Member of the Michigan Senate from the 21st district
- In office January 1, 2019 – December 31, 2022
- Preceded by: John Proos
- Succeeded by: Sarah Anthony

Member of the Michigan House of Representatives from the 79th district
- In office January 1, 2017 – December 31, 2018
- Preceded by: Al Pscholka
- Succeeded by: Pauline Wendzel

Personal details
- Born: April 20, 1963 (age 63) St. Joseph, Michigan
- Party: Republican

= Kim LaSata =

American politician (born 1963)

Kim LaSata (born April 20, 1963) is an American politician who served in the Michigan Senate from the 21st district from 2019 to 2022.

== Education ==
LaSata earned a Bachelor of Science degree in education from Western Michigan University.
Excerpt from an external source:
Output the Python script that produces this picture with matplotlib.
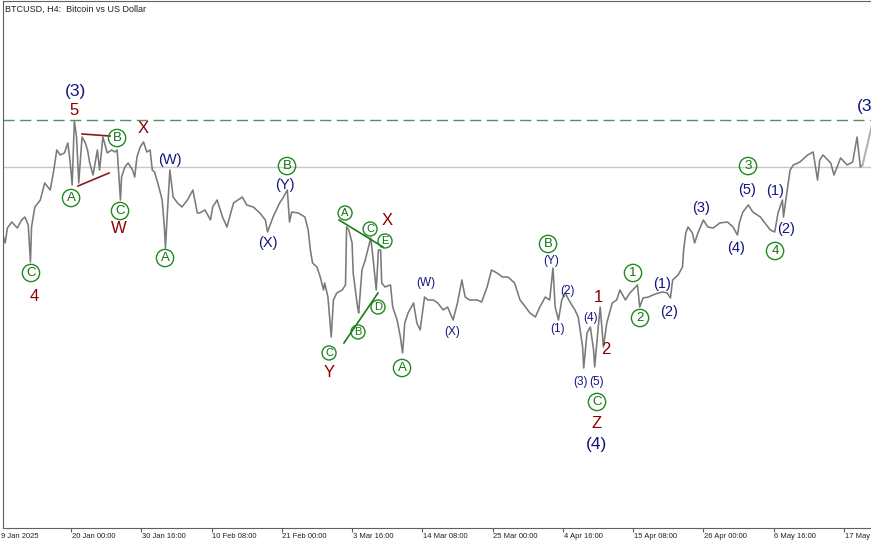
import numpy as np
import matplotlib
matplotlib.use("Agg")
import matplotlib.pyplot as plt
from matplotlib.transforms import blended_transform_factory

# BTCUSD H4, bar number counted from 9 Jan 2025 08:00, price
bars = [2, 4, 6, 10, 15, 19, 22, 25, 27, 28,
        31, 36, 40, 45, 48, 51, 54, 58, 61, 63,
        65, 67, 69, 71, 74, 77, 79, 81, 84, 88,
        90, 93, 97, 101, 104, 106, 109, 110, 113, 116,
        120, 122, 124, 127, 130, 133, 136, 138, 140, 143,
        147, 149, 150, 151, 154, 157, 161, 165, 170, 175,
        179, 181, 186, 191, 193, 197, 202, 206, 212, 220,
        224, 230, 236, 241, 243, 248, 254, 257, 261, 263,
        265, 271, 277, 280, 282, 284, 288, 291, 294, 295,
        298, 301, 303, 306, 311, 314, 315, 317, 320, 321,
        325, 326, 329, 332, 335, 337, 339, 342, 344, 346,
        347, 350, 355, 357, 361, 364, 366, 368, 371, 376,
        379, 382, 386, 389, 394, 398, 403, 407, 412, 416,
        420, 423, 427, 434, 438, 443, 447, 452, 457, 462,
        468, 473, 478, 482, 487, 491, 496, 500, 503, 505,
        508, 511, 514, 519, 523, 526, 530, 531, 534, 537,
        540, 541, 544, 546, 549, 552, 557, 561, 564, 569,
        573, 580, 582, 585, 590, 594, 599, 603, 607, 610,
        612, 617, 621, 622, 624, 626, 630, 632, 635, 640,
        644, 649, 655, 662, 667, 671, 673, 676, 681, 685,
        692, 696, 701, 705, 708, 712, 713, 716, 719, 722,
        728, 735, 740, 744, 746, 749, 756, 759, 765, 771,
        776, 780, 783, 785]

prices = [93290, 92160, 94270, 95120, 94270, 95400, 95820, 94700, 89480, 94410,
          97230, 98220, 100620, 99630, 102170, 105270, 104570, 104850, 106260, 103860,
          100340, 109360, 107100, 100620, 107100, 106260, 105270, 103440, 101750, 105270,
          102450, 107100, 104850, 105270, 104990, 105270, 98220, 101460, 102870, 103440,
          102450, 101460, 104280, 105690, 106400, 104990, 105270, 102450, 102170, 100620,
          98220, 94410, 91450, 94410, 102450, 98640, 97800, 97230, 98220, 99630,
          96390, 96390, 96810, 95400, 97230, 98220, 95820, 94410, 97800, 98640,
          97520, 97230, 96390, 95400, 93710, 95820, 97800, 98500, 99630, 95120,
          96530, 96390, 95820, 93990, 91170, 89340, 88770, 87360, 85530, 86520,
          84540, 78900, 84120, 85110, 85530, 86240, 94410, 93990, 92160, 87930,
          83130, 82290, 88350, 89760, 91590, 92860, 90180, 85530, 91170, 91170,
          86520, 85950, 86240, 83130, 81300, 78900, 76650, 80880, 82290, 83700,
          80880, 79890, 84540, 84120, 84120, 83700, 82710, 83130, 81300, 83700,
          86940, 84540, 84120, 84120, 83840, 85950, 88350, 87930, 87360, 87360,
          86520, 84120, 83130, 82290, 81720, 83130, 84540, 84120, 88630, 83130,
          81300, 84120, 85110, 83700, 82710, 81720, 77490, 74530, 79470, 80310,
          77070, 74670, 79890, 83130, 77490, 80880, 83700, 84120, 85530, 84120,
          85110, 86240, 83130, 84400, 84540, 84830, 85110, 85250, 85110, 84400,
          86940, 87650, 88770, 91170, 93570, 94410, 93570, 92160, 93570, 95400,
          94410, 94270, 94980, 95120, 94410, 93290, 95120, 96530, 97520, 96530,
          95820, 94980, 93990, 93710, 96390, 98220, 95820, 99210, 102450, 103160,
          103580, 104570, 104990, 101040, 103860, 104570, 103440, 101750, 104140, 103160,
          103580, 107100, 102870, 103160]

ath_level = 109500
last_level = 102870
projection_bars = [785, 796]
projection_prices = [103160, 110350]

tick_bars = [0, 64, 128, 192, 256, 320, 384, 448, 512, 576, 640, 704, 768]
tick_labels = ["9 Jan 2025", "20 Jan 00:00", "30 Jan 16:00", "10 Feb 08:00",
               "21 Feb 00:00", "3 Mar 16:00", "14 Mar 08:00", "25 Mar 00:00",
               "4 Apr 16:00", "15 Apr 08:00", "26 Apr 00:00", "6 May 16:00",
               "17 May"]

# wave labels: (text, bar, price)
red_labels = [("5", 66.7, 110910), ("X", 129.5, 108370), ("W", 107.7, 94270),
              ("4", 30.2, 84680), ("X", 351.8, 95260), ("Y", 299, 73830),
              ("1", 544.1, 84540), ("2", 551.3, 77210), ("Z", 543.1, 66640)]
navy_big = [("(3)", 67.6, 113450), ("(4)", 543.1, 63680), ("(3)", 789.5, 111470)]
navy_mid = [("(W)", 154.1, 103860), ("(Y)", 258.9, 100340), ("(X)", 243.4, 92160),
            ("(1)", 602.4, 86380), ("(2)", 608.7, 82430), ("(3)", 637.9, 97090),
            ("(4)", 669.8, 91450), ("(5)", 679.8, 99630), ("(1)", 705.3, 99490),
            ("(2)", 715.3, 94130)]
navy_small = [("(W)", 387.4, 86520), ("(X)", 411, 79610), ("(Y)", 501.2, 89620),
              ("(2)", 515.8, 85390), ("(1)", 507.6, 80030), ("(4)", 536.8, 81580),
              ("(3)", 527.7, 72560), ("(5)", 543.1, 72560)]
green_big = [("C", 27.5, 87930), ("A", 64, 98500), ("B", 105.9, 106960),
             ("C", 108.6, 96670), ("A", 149.6, 90040), ("B", 260.7, 103010),
             ("A", 365.5, 74530), ("B", 498.5, 92020), ("C", 543.1, 69740),
             ("1", 575.9, 87930), ("2", 582.3, 81580), ("3", 680.7, 103010),
             ("4", 705.3, 91030)]
green_small = [("A", 313.6, 96390), ("C", 336.4, 94130), ("E", 350, 92440),
               ("D", 343.6, 83130), ("B", 325.4, 79610), ("C", 299, 76650)]

# triangle boundaries: ((bar0, bar1), (price0, price1), colour)
trend_lines = [((74.0, 99.5), (107530, 107240), "#8b1a1a"),
               ((70.3, 98.6), (100190, 102030), "#8b1a1a"),
               ((308.1, 348.2), (95400, 91590), "#1d7a1d"),
               ((312.6, 343.6), (78060, 85110), "#1d7a1d")]

W, H = 871, 545
fig = plt.figure(figsize=(W / 100, H / 100), dpi=100)
ax = fig.add_axes([3 / W, 17 / H, 868 / W, 527 / H])
ax.set_xlim(2.0, 792.7)
ax.set_ylim(51970, 126280)

ax.axhline(ath_level, color="#5b8c5b", lw=1, ls=(0, (8, 4)), zorder=1)
ax.axhline(last_level, color="#c8c8c8", lw=1, zorder=1)
ax.plot(bars, prices, color="#7a7a7a", lw=1.15, zorder=2)
ax.plot(projection_bars, projection_prices, color="#b4b4b4", lw=1.5, zorder=2)

for (bx, py, c) in trend_lines:
    ax.plot(bx, py, color=c, lw=1.2, zorder=3)

font = ["Liberation Sans", "DejaVu Sans"]
for t, b, p in red_labels:
    ax.text(b, p, t, color="#8b0000", fontsize=12, ha="center", va="center", family=font)
for t, b, p in navy_big:
    ax.text(b, p, t, color="#141480", fontsize=12.5, ha="center", va="center", family=font)
for t, b, p in navy_mid:
    ax.text(b, p, t, color="#141480", fontsize=10.5, ha="center", va="center", family=font)
for t, b, p in navy_small:
    ax.text(b, p, t, color="#141480", fontsize=8.5, ha="center", va="center", family=font)
for t, b, p in green_big:
    ax.text(b, p, t, color="#137313", fontsize=9.5, ha="center", va="center", family=font,
            bbox=dict(boxstyle="circle,pad=0.2", fc="none", ec="#1d8a1d", lw=1))
for t, b, p in green_small:
    ax.text(b, p, t, color="#137313", fontsize=8, ha="center", va="center", family=font,
            bbox=dict(boxstyle="circle,pad=0.18", fc="none", ec="#1d8a1d", lw=1))

ax.text(0.002, 0.992, "BTCUSD, H4:  Bitcoin vs US Dollar", transform=ax.transAxes,
        fontsize=6.5, va="top", ha="left", color="#202020", family=font)

ax.set_xticks([b for b in tick_bars if b >= 2])
ax.set_xticklabels([])
ax.tick_params(axis="x", direction="out", length=3, width=0.8, color="#606060")
ax.set_yticks([])
trans = blended_transform_factory(ax.transData, ax.transAxes)
for b, lab in zip(tick_bars, tick_labels):
    ax.text(b + 0.6, -0.017, lab, transform=trans, fontsize=5.5, ha="left", va="center",
            color="#202020", clip_on=False, family=font)

for s in ["top", "left", "bottom"]:
    ax.spines[s].set_color("#606060")
    ax.spines[s].set_linewidth(0.8)
ax.spines["right"].set_visible(False)

fig.savefig("out.png", dpi=100)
She earned a master's degree in literacy studies from Western Michigan University.

== Career ==
On November 8, 2016, LaSata won the election and became a Republican member of the Michigan House of Representatives for District 79. LaSata defeated Marletta Seats and Carl G. Oehling with 58.78% of the votes. LaSata served in the Michigan House of Representatives until 2018.

On November 6, 2018, LaSata won the election and became a state senator of Michigan Senate for District 21. LaSata defeated Ian Haight with 58.13% of the votes.

== Personal life ==
LaSata's husband is Charlie. They have four children. LaSata and her family live in Bainbridge Township, Michigan.